Juan predica un bautismo de conversión. Clama, con toda la potencia de su voz: “Preparad el camino al Señor”. Preparar significa convertir nuestro corazón, liberándolo de tantos pecados. Juan reclama en el desierto la pureza de corazón, necesaria para recibir al Señor. Pide un cambio de actitud; dejemos que sus palabras resuenen con ímpetu en nuestro interior. También los cristianos de hoy tenemos que prepararnos y convertirnos. Necesitamos el poder de Dios para estar limpios y dispuestos a vivir la gran experiencia de su cercanía.

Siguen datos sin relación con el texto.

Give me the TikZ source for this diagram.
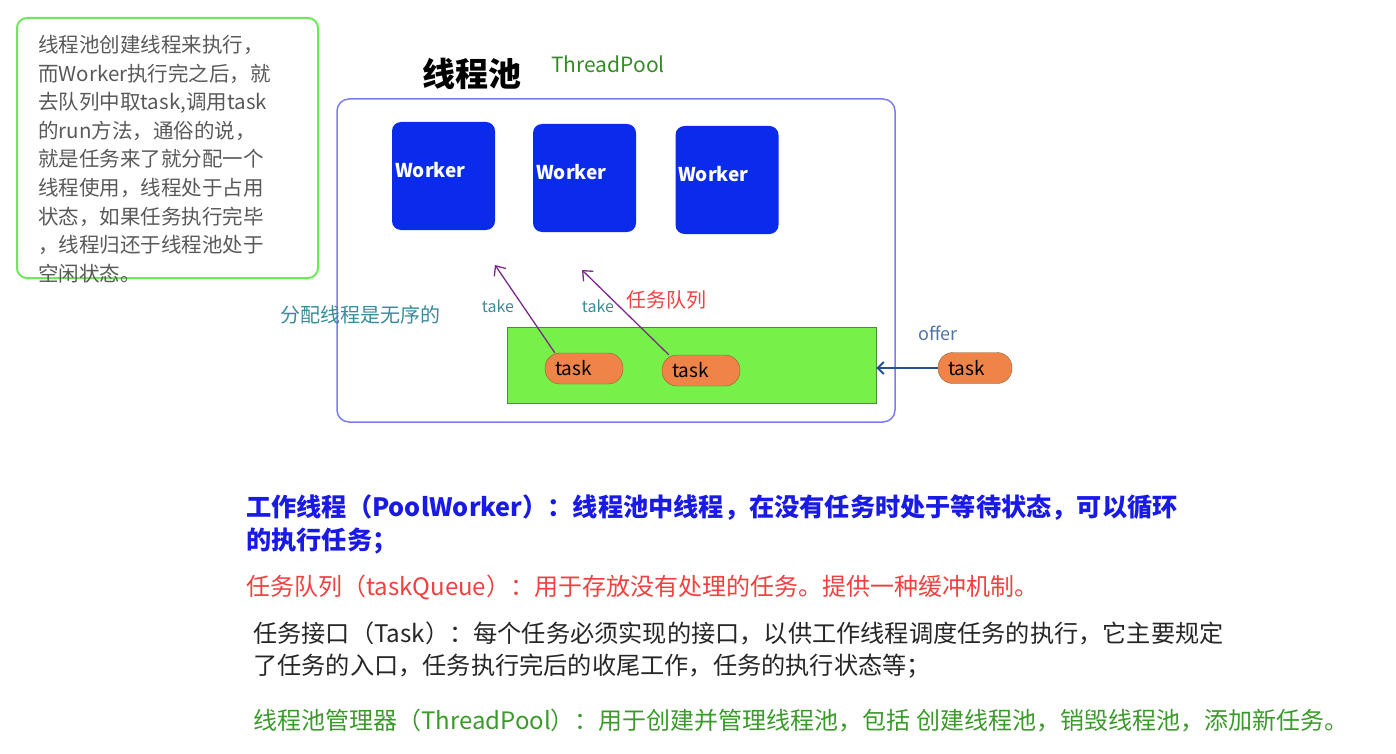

El profeta Isaías, en la primera lectura, nos urge de manera poética y simbólica. Esa voz que grita en el desierto cala en lo más hondo de nuestro corazón. Apartemos todo aquello que dificulte la entrada de Dios en nuestra ida, enderecemos nuestras intenciones, limpiemos hasta dejar puros nuestros corazones.

Allanad el camino

Juan Bautista se hace eco de Isaías y toma sus palabras: preparad el camino del Señor, abridle una ruta. La Iglesia también nos dice hoy: abrid paso al Señor, preparad vuestro corazón para que Dios pueda entrar en él. Como cristianos, estamos llamados a vivir plenamente este camino de la esperanza hacia la luz. La preparación pasa por alisar el terreno escabroso de nuestra alma: saquemos de ella todos los obstáculos que nos impiden avanzar con fluidez. La voz de la Iglesia también ha de resonar con la misma fuerza en nuestras vidas.

El profeta Isaías continua: “Allanad en la estepa una calzada”. Es decir, igualad todo lo tumultuoso que hay en nuestro interior, preparad una pista libre para que él pueda descender hacia nosotros. “Que los valles se levanten”, es decir, que nuestros ojos sepan mirar más allá de una realidad inmanente y aprendan a contemplar el mundo desde la óptica de Dios. Aprendamos a descubrir desde la oración la hermosa realidad de Dios. Sólo así tendremos una perspectiva de la dimensión de nuestra realidad existencial y espiritual.

El desierto

Ese desierto en el que Juan predica también puede leerse como una imagen de nuestro mundo, árido y sediento de Dios. La lejanía con el Creador seca nuestros espíritus y también nuestra cultura y nuestra sociedad, arrebatándole la sabia que le da vida y la renueva. La petulancia y el orgullo hacen más desértica y estéril nuestra vida. San Juan Bautista es un paradigma de la humildad del que se sabe pobre y necesitado de Dios. Desde la humildad puede acogerse el regalo de Dios. Sólo su amor podrá regar nuestras almas secas y endurecidas; sólo su aliento hará florecer nuestro mundo. Nosotros, como sencillos jardineros, podemos abrir los cauces por donde fluirá su agua de vida.